I’ll Take Sub Killing for 500
it is harder than it seems
If you want to bench test an old Cold Warrior, put something like this out;
The Navy has created a new task group on the East Coast to ensure it has ready destroyers that can deploy on short notice to counter the Russian submarine threat in the Atlantic Ocean.
OK, Mallory Shelbourne's latest at USNINews got my attention.
The plan is to take destroyers that have recently completed deployments and are awaiting maintenance availabilities and make them ready for training and operations in the Atlantic. ... The creation of the new task group comes as the Navy has refocused assets and efforts on the Atlantic region due to Russia’s undersea capability. The service formally reestablished U.S. 2nd Fleet, which covers the North Atlantic and East Coast, in 2018 amid concerns over Russian submarines operating in the waters. ... The ships will be based out of Mayport and Norfolk, Va., and the task group is set for full operational capability by June 2022, according to McLane, who noted the ships will still have a post-deployment stand-down so sailors can see family after being out at sea. ... “These will allow us to work with the schedules of not only the surface ships, but the submarines, the P-8 community, and the HSM, [Commander, Helicopter Sea Combat Wing Atlantic] helicopter detachments so that we can align everybody up to take advantage of whatever training opportunities may exist, as well as tactical development exercises like in the past Black Widow, and then training opportunities like submarine command course operations. We can align those assets to go after these training environments that may exist,” Rear Adm. Brian Davies, the commander of Submarine Group 2, told reporters.

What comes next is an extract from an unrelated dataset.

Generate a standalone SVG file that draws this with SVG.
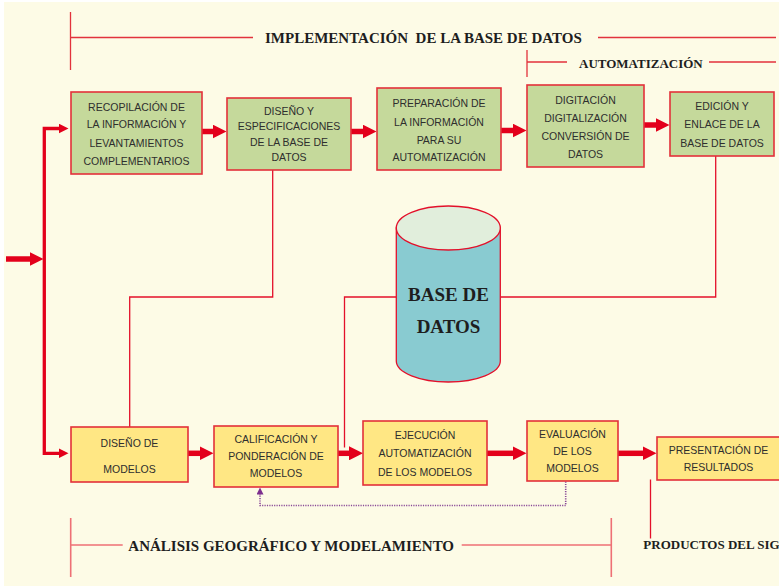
<svg xmlns="http://www.w3.org/2000/svg" width="779" height="586" viewBox="0 0 779 586">
<style>
.bg{fill:#FDFBE6}
.g{fill:#C5D99B;stroke:#E3303A;stroke-width:1.6}
.y{fill:#FFE784;stroke:#E3303A;stroke-width:1.6}
.t{font-family:"Liberation Sans",Arial,sans-serif;font-size:10.5px;fill:#2E2E2E;text-anchor:middle}
.h{font-family:"Liberation Serif","Times New Roman",serif;font-weight:bold;font-size:15px;fill:#1E1E1E}
.big{fill:none;stroke:#E3001B;stroke-width:5.5}
.br{fill:none;stroke:#E3001B;stroke-width:3.3}
.thin{fill:none;stroke:#E3102A;stroke-width:1.3}
.dot{fill:none;stroke:#8A4A98;stroke-width:1.6;stroke-dasharray:1.2 1.2}
.lt{fill:none;stroke:#E2323C;stroke-width:1.3}
.lb{fill:none;stroke:#EE7075;stroke-width:1.6}
</style>
<defs>
<marker id="ah" markerUnits="userSpaceOnUse" markerWidth="14" markerHeight="14" viewBox="0 0 14 14" refX="0.5" refY="7" orient="auto">
<path d="M0,0 L14,7 L0,14 z" fill="#E3001B"/>
</marker>
<marker id="as" markerUnits="userSpaceOnUse" markerWidth="10" markerHeight="10" viewBox="0 0 10 10" refX="0.5" refY="5" orient="auto">
<path d="M0,0 L10,5 L0,10 z" fill="#E3001B"/>
</marker>
<marker id="ap" markerUnits="userSpaceOnUse" markerWidth="7" markerHeight="7" viewBox="0 0 7 7" refX="0.5" refY="3.5" orient="auto">
<path d="M0,0 L7,3.5 L0,7 z" fill="#7D2E8E"/>
</marker>
</defs>
<rect class="bg" x="4" y="2" width="775" height="584"/>

<g id="labels">
<path class="lt" d="M70.5,12 V70 M70.5,37.5 H253 M598,37.5 H776"/>
<text class="h" x="265" y="43.3" xml:space="preserve">IMPLEMENTACIÓN  DE LA BASE DE DATOS</text>
<path class="lt" d="M527,50 V77 M527,62 H567 M709,62 H776"/>
<text class="h" x="579" y="67.5" style="font-size:13px">AUTOMATIZACIÓN</text>
<path class="lb" d="M70.7,518 V577 M70.7,545 H122.7 M461.7,545 H611.3 M611.3,518 V577"/>
<text class="h" x="128.3" y="550.5">ANÁLISIS GEOGRÁFICO Y MODELAMIENTO</text>
<path class="thin" d="M650.5,479.5 V538.5"/>
<text class="h" x="643.3" y="549" style="font-size:13px">PRODUCTOS DEL SIG</text>
</g>

<g id="connectors">
<path class="big" d="M6,259 H30" marker-end="url(#ah)"/>
<path class="br" d="M44.3,259 V128.5 H59" marker-end="url(#as)" stroke-linejoin="miter"/>
<path class="br" d="M44.3,259 V453.3 H59" marker-end="url(#as)" stroke-linejoin="miter"/>
<path class="big" d="M201,131.5 H213" marker-end="url(#ah)"/>
<path class="big" d="M351,131.5 H363" marker-end="url(#ah)"/>
<path class="big" d="M501,130.5 H513" marker-end="url(#ah)"/>
<path class="big" d="M644,125 H656" marker-end="url(#ah)"/>
<path class="big" d="M188,453.3 H200" marker-end="url(#ah)"/>
<path class="big" d="M338,453.3 H349.5" marker-end="url(#ah)"/>
<path class="big" d="M487,453.3 H513" marker-end="url(#ah)"/>
<path class="big" d="M618,453.3 H643" marker-end="url(#ah)"/>
<path class="thin" d="M272.7,170 V297 H129.7 V427"/>
<path class="thin" d="M396.4,297 H344.5 V447.5"/>
<path class="thin" d="M500.2,297 H715.7 V156"/>
<path class="dot" d="M565.7,481.5 V505.5 H260 V494" marker-end="url(#ap)"/>
</g>

<g id="n-recopilacion">
<rect class="g" x="71" y="92" width="131" height="82"/>
<text class="t" x="136.5" y="110.5">RECOPILACIÓN DE</text>
<text class="t" x="136.5" y="128">LA INFORMACIÓN Y</text>
<text class="t" x="136.5" y="146.5">LEVANTAMIENTOS</text>
<text class="t" x="136.5" y="164.5">COMPLEMENTARIOS</text>
</g>
<g id="n-diseno-bd">
<rect class="g" x="227" y="98" width="124" height="72"/>
<text class="t" x="289" y="114.5">DISEÑO Y</text>
<text class="t" x="289" y="130">ESPECIFICACIONES</text>
<text class="t" x="289" y="146">DE LA BASE DE</text>
<text class="t" x="289" y="161">DATOS</text>
</g>
<g id="n-preparacion">
<rect class="g" x="377" y="88" width="124" height="82"/>
<text class="t" x="439" y="107">PREPARACIÓN DE</text>
<text class="t" x="439" y="125.5">LA INFORMACIÓN</text>
<text class="t" x="439" y="144">PARA SU</text>
<text class="t" x="439" y="161">AUTOMATIZACIÓN</text>
</g>
<g id="n-digitacion">
<rect class="g" x="527" y="85" width="117" height="82"/>
<text class="t" x="585.5" y="104">DIGITACIÓN</text>
<text class="t" x="585.5" y="121.5">DIGITALIZACIÓN</text>
<text class="t" x="585.5" y="140">CONVERSIÓN DE</text>
<text class="t" x="585.5" y="158">DATOS</text>
</g>
<g id="n-edicion">
<rect class="g" x="670" y="92" width="104" height="64"/>
<text class="t" x="722" y="110">EDICIÓN Y</text>
<text class="t" x="722" y="128">ENLACE DE LA</text>
<text class="t" x="722" y="146.5">BASE DE DATOS</text>
</g>

<g id="n-base-datos">
<path d="M396.3,228 V361 A52,21 0 0 0 500.3,361 V228 z" fill="#89CBD1" stroke="#E3102A" stroke-width="1.3"/>
<ellipse cx="448.3" cy="228" rx="52" ry="22" fill="#E1EEDC" stroke="#E3102A" stroke-width="1.3"/>
<text class="h" x="448.5" y="300.8" style="font-size:19px;text-anchor:middle">BASE DE</text>
<text class="h" x="448.5" y="333" style="font-size:19px;text-anchor:middle">DATOS</text>
</g>

<g id="n-diseno-modelos">
<rect class="y" x="71" y="427" width="117" height="55"/>
<text class="t" x="129.5" y="446.5">DISEÑO DE</text>
<text class="t" x="129.5" y="473">MODELOS</text>
</g>
<g id="n-calificacion">
<rect class="y" x="214" y="426" width="124" height="61"/>
<text class="t" x="276" y="443">CALIFICACIÓN Y</text>
<text class="t" x="276" y="459.5">PONDERACIÓN DE</text>
<text class="t" x="276" y="476.5">MODELOS</text>
</g>
<g id="n-ejecucion">
<rect class="y" x="363" y="421" width="124" height="64"/>
<text class="t" x="425" y="439">EJECUCIÓN</text>
<text class="t" x="425" y="457">AUTOMATIZACIÓN</text>
<text class="t" x="425" y="475.5">DE LOS MODELOS</text>
</g>
<g id="n-evaluacion">
<rect class="y" x="527" y="421" width="91" height="60"/>
<text class="t" x="572.5" y="438">EVALUACIÓN</text>
<text class="t" x="572.5" y="455">DE LOS</text>
<text class="t" x="572.5" y="472">MODELOS</text>
</g>
<g id="n-presentacion">
<rect class="y" x="657" y="437" width="130" height="43"/>
<text class="t" x="718.5" y="454">PRESENTACIÓN DE</text>
<text class="t" x="718.5" y="470.5">RESULTADOS</text>
</g>
</svg>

This is not a flip of the switch as there are a lot of “ifs” “buts” and “whens” … but the thinking is sound for reasons our friend Jerry Hendrix outlined in his 2017 report he co-authored on Forgotten Waters.
Jerry and I are about the same age. As East Coast JOs, we spent our ENS and LTjg sea duty saying bye to the last of the Soviet threat before that empire all fell apart. If you are under-50, you have no idea.
We experienced the Reagan build-up at flood tide. If you took a snapshot at the turn of the last decade of the 20th Century, the US Navy was well positioned for high end conflict in the Atlantic Coast.
We had the entire great circle route from Miami to the GUIK gap covered. If you could keep the Soviet SSN/SSGN out of the open Atlantic, the convoy routes to the northern European ports would be relatively safe.
Surface ASW forces were well distributed and ready to conduct ASW or escort convoys. From south to north, we had Mayport, Charleston, Norfolk, and even a few in New York City (yes, for a brief shining moment, the sanity of strategic homeporting rules) and Newport. Land based active-duty air ASW were in Jacksonville, FL and Brunswick, ME with deployment sites all over the North Atlantic.
That was just on the US side. Canada, UK, France, The Netherlands, and Norway were all punching above their weight in the North Atlantic keeping that a very dangerous place for the submarines of the Red Banner Northern Fleet.
After 30-yrs break, we are not just a smaller force, we are a more scattered and vulnerable force. The incredibly myopic and greed based BRAC process divested the US Navy of the most effective access to the great circle routes to Europe. We evacuated the North. Brunswick gone. New York, and Newport are empty. Even Charleston in the Southeast is empty. Yes, the Russian submarine force is a shadow of what the Soviets were, but it takes a lot more effort to kill a sub than to be a sub.
If you consider the Greenland-Iceland-UK Gap the essential barrier, just look at the additional time to get on station. Of course, you won’t do surface ASW at 25 knots, but if you are just looking at nice round number transit speed – all caveats apply – then Newport is the closest to Iceland. A ship based out of New York will take 4.4-hrs more to get there. Norfolk 14.3-hrs more, Charleston 26.4-hrs more, and Mayport 33.4 hrs more.
Indeed, you don’t have to be a genius to see how easy it would be to place a few blocking ships in Mayport and Norfolk – not to mention some even more dramatic events – to effectively degrade the east coast Navy for weeks or even months.
If we desire to deny the Russian submarine force access to the North Atlantic, we need more than a couple of DDG between availabilities … thought I 100% support this solid concept.
No, we are witness to decades of neglect in ASW in the Atlantic. We have left what capability we do have concentrated and incredibly vulnerable.
Task Group Greyhound is a nice opening for a long conversation.